パイルD3

イニシェリン島の精霊のパイルD3のレビュー・感想・評価

イニシェリン島の精霊(2022年製作の映画)
4.0
今年、早い時期に観た重苦しい題材の作品。
重苦しいのだが、この劇作家であり映画監督であるマーティン・マクドナーのヒリヒリする作風はクセになる。

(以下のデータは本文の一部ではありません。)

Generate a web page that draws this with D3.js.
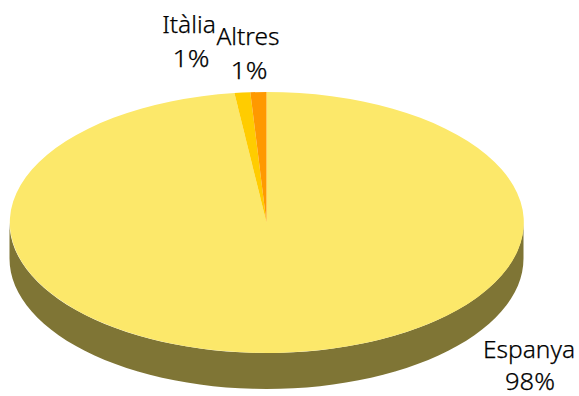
<!DOCTYPE html>
<html><head><meta charset="utf-8">
<style>html,body{margin:0;padding:0;background:#fff}svg{display:block}</style>
<script src="https://cdn.jsdelivr.net/npm/d3@7"></script></head>
<body><svg id="c" width="579" height="396"></svg>
<script>
const categories = ["Espanya","Itàlia","Altres"];
const values = [98,1,1];
const percentLabels = ["98%","1%","1%"];
const topColors = ["#FCE86A","#FFCC00","#FF9900"];
const sideColor = "#7F7535";

const cx=266.5, cy=222.5, rx=257, ry=130.5, depth=36;
const svg=d3.select("#c");
const pie=d3.pie().sort(null).value(d=>d)(values);
const arc=d3.arc().innerRadius(0).outerRadius(1);
const proj=d3.scaleLinear().domain([-1,1]).range([cx-rx,cx+rx]);

const t=d3.range(90,271,3).map(a=>a*Math.PI/180);
const wall=d3.area()
  .x(a=>proj(Math.sin(a)))
  .y0(a=>cy-ry*Math.cos(a))
  .y1(a=>cy-ry*Math.cos(a)+depth);
svg.append("path").attr("d",wall(t)).attr("fill",sideColor);

const g=svg.append("g").attr("transform",`translate(${cx},${cy}) scale(${rx},${ry})`);
g.selectAll("path").data(pie).join("path")
  .attr("d",arc).attr("fill",(d,i)=>topColors[i]);

const namePos=[[529,358],[189,33],[248,45]];
const pctPos=[[530,390],[191,67],[249,79]];
const pctWidth=[50,37,37];
function label(x,y,s,len){
  const n=svg.append("text").attr("text-anchor","middle")
    .attr("font-family",'"Noto Sans",sans-serif').attr("font-weight",300)
    .attr("font-size",24.5).attr("fill","#000")
    .attr("stroke","#000").attr("stroke-width",0.25)
    .attr("x",x).attr("y",y).text(s);
  if(len) n.attr("textLength",len).attr("lengthAdjust","spacingAndGlyphs");
}
categories.forEach((c,i)=>{
  label(namePos[i][0],namePos[i][1],c);
  label(pctPos[i][0],pctPos[i][1],percentLabels[i],pctWidth[i]);
});
</script></body></html>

この作品も、1923年アイルランドの孤島の小さな村で、友人同士だった男たちが「お前のことが嫌いになった」という理由で絶交したことから、周囲を巻き込む厄介事へと発展していくという、かなりクセの強いストーリー。
ゆるい生活の中で衝撃と畏怖、悲嘆と絶望、傲慢の生む破綻といったものを展開する。
プライベートな空間を緊張で包み込む手法はこの監督特有のものだ。

若い殺し屋とベテランの殺し屋が、おおよそ似つかわしくないベルギーの美しい古都ブルージュで、自分たちのボスと殺し合いを始める最初の長編『ヒットマンズ・レクイエム(In Bruges)』も、ゆるい観光地に緊張を持ち込んだ傑作だったが、
それ自体がブラックコメディの要素に溢れていて、主人公の殺し屋を演じたコリン・ファレルとブレンダン・グリーソンが、イニシェリン島でも仲違いする友人たちを演じた。

骨格のひとつに、哲学めいた思考や、島の伝承風の挿話を織り込んだ流れは、簡単には受け入れ難いが、逆に言えば、こんなストーリーを現代の都市空間に持ち込むのは無粋で、さほど面白くは仕上がらないだろうと思う。

監督のプロフィールから推察すると、幼少期の夏休みに何度も訪れて慣れ親しみ、戯曲では何度も舞台にしてきた風光明媚なアラン諸島エリアの未知なる場所へ、見る側を迷い込ませている感じだ。

“やさしさは長くは続かない“というセリフが、ドラマ全体を支配している気がするが、
距離感を重要なモチーフにしている。
友人との距離、兄妹の距離、島民同士の距離、更には共存している動物との距離、それぞれにここで言う「やさしさ」が存在することを見せる。

死神の言う2つの死は意外すぎて予測出来なかったが、脚本の巧さが際立っていた。